だから、リザヴェータが留守のはずの時刻に犯行に及び、そこを目撃されてしまうわけです。

さらに『罪と罰』の魅力は計算され尽くした部分のみならず、前述した「登場人物の呼称が統一されていない」といったドストエフスキーの人間味ともとれる不完全な部分が作中から垣間見えるところにもあります。
そもそも『罪と罰』は借金のために悪い出版社と無理な契約をして書いた作品です。
そのため、後半は口述筆記の形をとっていますし、はっきり言って無駄に冗長な場面もあります。
特に後半はラスコーリニコフが全く出てきません。これは物語上やむを得ず主人公が不在なのかと思いきや、暗闇からひょこっと現れ「いや、ずっとそこにおったんかい!」と思わされたりします。

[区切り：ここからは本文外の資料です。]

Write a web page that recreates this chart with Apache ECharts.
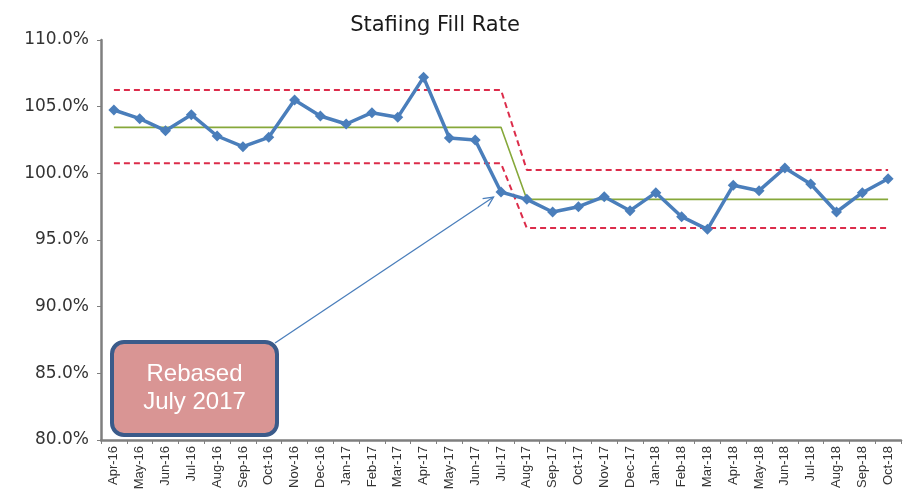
<!DOCTYPE html>
<html>
<head>
<meta charset="utf-8">
<script src="https://cdn.jsdelivr.net/npm/echarts@6/dist/echarts.min.js"></script>
<style>
  html, body { margin: 0; padding: 0; background: #fff; }
  #chart { width: 904px; height: 502px; }
</style>
</head>
<body>
<div id="chart"></div>
<script>
// months on the x axis
const months = [
  "Apr-16", "May-16", "Jun-16", "Jul-16", "Aug-16", "Sep-16", "Oct-16", "Nov-16",
  "Dec-16", "Jan-17", "Feb-17", "Mar-17", "Apr-17", "May-17", "Jun-17", "Jul-17",
  "Aug-17", "Sep-17", "Oct-17", "Nov-17", "Dec-17", "Jan-18", "Feb-18", "Mar-18",
  "Apr-18", "May-18", "Jun-18", "Jul-18", "Aug-18", "Sep-18", "Oct-18"
];
// fill rate (%)
const fillRate = [
  104.75, 104.1, 103.2, 104.4, 102.8, 102.0, 102.7, 105.5,
  104.3, 103.7, 104.55, 104.2, 107.2, 102.65, 102.5, 98.6,
  98.05, 97.1, 97.5, 98.25, 97.2, 98.55, 96.75, 95.8,
  99.1, 98.7, 100.4, 99.2, 97.1, 98.55, 99.6
];
// mean line (rebased after Jul-17)
const meanLine = [
  103.45, 103.45, 103.45, 103.45, 103.45, 103.45, 103.45, 103.45,
  103.45, 103.45, 103.45, 103.45, 103.45, 103.45, 103.45, 103.45,
  98.05, 98.05, 98.05, 98.05, 98.05, 98.05, 98.05, 98.05,
  98.05, 98.05, 98.05, 98.05, 98.05, 98.05, 98.05
];
// upper control limit
const upperLimit = [
  106.25, 106.25, 106.25, 106.25, 106.25, 106.25, 106.25, 106.25,
  106.25, 106.25, 106.25, 106.25, 106.25, 106.25, 106.25, 106.25,
  100.25, 100.25, 100.25, 100.25, 100.25, 100.25, 100.25, 100.25,
  100.25, 100.25, 100.25, 100.25, 100.25, 100.25, 100.25
];
// lower control limit
const lowerLimit = [
  100.75, 100.75, 100.75, 100.75, 100.75, 100.75, 100.75, 100.75,
  100.75, 100.75, 100.75, 100.75, 100.75, 100.75, 100.75, 100.75,
  95.9, 95.9, 95.9, 95.9, 95.9, 95.9, 95.9, 95.9,
  95.9, 95.9, 95.9, 95.9, 95.9, 95.9, 95.9
];

const redDash = "#dc2c4a";

let myChart = echarts.init(document.getElementById("chart"));
let option = {
  animation: false,
  title: {
    text: "Stafiing Fill Rate",
    left: 430,
    textAlign: "center",
    top: 10,
    textStyle: { fontFamily: "DejaVu Sans", fontSize: 21, fontWeight: "normal", color: "#1a1a1a" },
  },
  grid: { left: 101, right: 3, top: 40, bottom: 62 },
  xAxis: {
    type: "category",
    data: months,
    boundaryGap: true,
    axisLine: { lineStyle: { color: "#7f7f7f", width: 2.5 } },
    axisTick: { show: true, length: 4, lineStyle: { color: "#7f7f7f" } },
    axisLabel: {
      rotate: 90,
      interval: 0,
      fontFamily: "Liberation Sans",
      fontSize: 13,
      color: "#333",
      margin: 6,
    },
  },
  yAxis: {
    type: "value",
    min: 80,
    max: 110,
    interval: 5,
    splitLine: { show: false },
    axisLine: { show: true, lineStyle: { color: "#7f7f7f", width: 2.5 } },
    axisTick: { show: true, length: 4, lineStyle: { color: "#7f7f7f" } },
    axisLabel: {
      fontFamily: "DejaVu Sans",
      fontSize: 17,
      color: "#333",
      margin: 12,
      formatter: (v) => v.toFixed(1) + "%",
    },
  },
  series: [
    {
      name: "Upper",
      type: "line",
      data: upperLimit,
      symbol: "none",
      lineStyle: { color: redDash, width: 2, type: [6, 4] },
      z: 2,
    },
    {
      name: "Lower",
      type: "line",
      data: lowerLimit,
      symbol: "none",
      lineStyle: { color: redDash, width: 2, type: [6, 4] },
      z: 2,
    },
    {
      name: "Mean",
      type: "line",
      data: meanLine,
      symbol: "none",
      lineStyle: { color: "#86a83a", width: 1.6 },
      z: 3,
    },
    {
      name: "Fill Rate",
      type: "line",
      data: fillRate,
      symbol: "diamond",
      symbolSize: 11,
      itemStyle: { color: "#4a7ebb" },
      lineStyle: { color: "#4a7ebb", width: 3.5 },
      z: 5,
    },
  ],
};
myChart.setOption(option);

// 注释框 + 箭头，箭头指向 Jul-17 的点
const boxX = 112, boxY = 342, boxW = 165, boxH = 93;
const start = [boxX + boxW - 2, boxY + 1];
const pt = myChart.convertToPixel({ seriesIndex: 3 }, ["Jul-17", 98.6]);
const dx = pt[0] - start[0], dy = pt[1] - start[1];
const len = Math.sqrt(dx * dx + dy * dy);
const ux = dx / len, uy = dy / len;
const tip = [pt[0] - ux * 9, pt[1] - uy * 9];
const headLen = 11, headAng = 0.45;
const ang = Math.atan2(uy, ux);
const h1 = [tip[0] - headLen * Math.cos(ang - headAng), tip[1] - headLen * Math.sin(ang - headAng)];
const h2 = [tip[0] - headLen * Math.cos(ang + headAng), tip[1] - headLen * Math.sin(ang + headAng)];

myChart.setOption({
  graphic: [
    {
      type: "line",
      shape: { x1: start[0], y1: start[1], x2: tip[0], y2: tip[1] },
      style: { stroke: "#4a7ebb", lineWidth: 1.3 },
      z: 10,
    },
    {
      type: "polyline",
      shape: { points: [h1, tip, h2] },
      style: { stroke: "#4a7ebb", lineWidth: 1.3, fill: null },
      z: 10,
    },
    {
      type: "rect",
      shape: { x: boxX, y: boxY, width: boxW, height: boxH, r: 12 },
      style: { fill: "#d99594", stroke: "#3b5b8a", lineWidth: 4 },
      z: 11,
    },
    {
      type: "text",
      x: boxX + boxW / 2,
      y: boxY + boxH / 2,
      style: {
        text: "Rebased\nJuly 2017",
        fill: "#fff",
        font: "24px Liberation Sans",
        align: "center",
        verticalAlign: "middle",
        lineHeight: 28,
      },
      z: 12,
    },
  ],
});
</script>
</body>
</html>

これはおそらく話を引き延ばせそうな方向に流れを持っていったために起こった「主役不在」だったのだと思います。
ドストエフスキーが意図するしないに関わらず、このような執筆上での苦悩を感じられるのもこの作品の魅力のひとつです。
そして、この物語自体がドストエフスキーが政治犯として処刑されかけた出来事(ペトラシェフスキー事件)から着想を得たこと、さらに連載前に起きたラスコーリニキ(ロシア正教の一派)の青年ゲラシム・チストフが金品略奪を目的に二人の老婆を殺害したゲラシム・チストフ事件からインスパイアを受けたものだという点においてはジャーナリズムを感じる作品でもあります。

このように、すべての物語、創作、小説の要素を取り入れたような作品だからこそ、後世まで「名作」として語り継がれているのだと思います。
純文学であり、ミステリーであり、推理小説であり、サスペンスであり、考察もできて、エッセイであり、ノンフィクションの要素もある世界文学史上最高傑作の『罪と罰』を是非読んでみてください。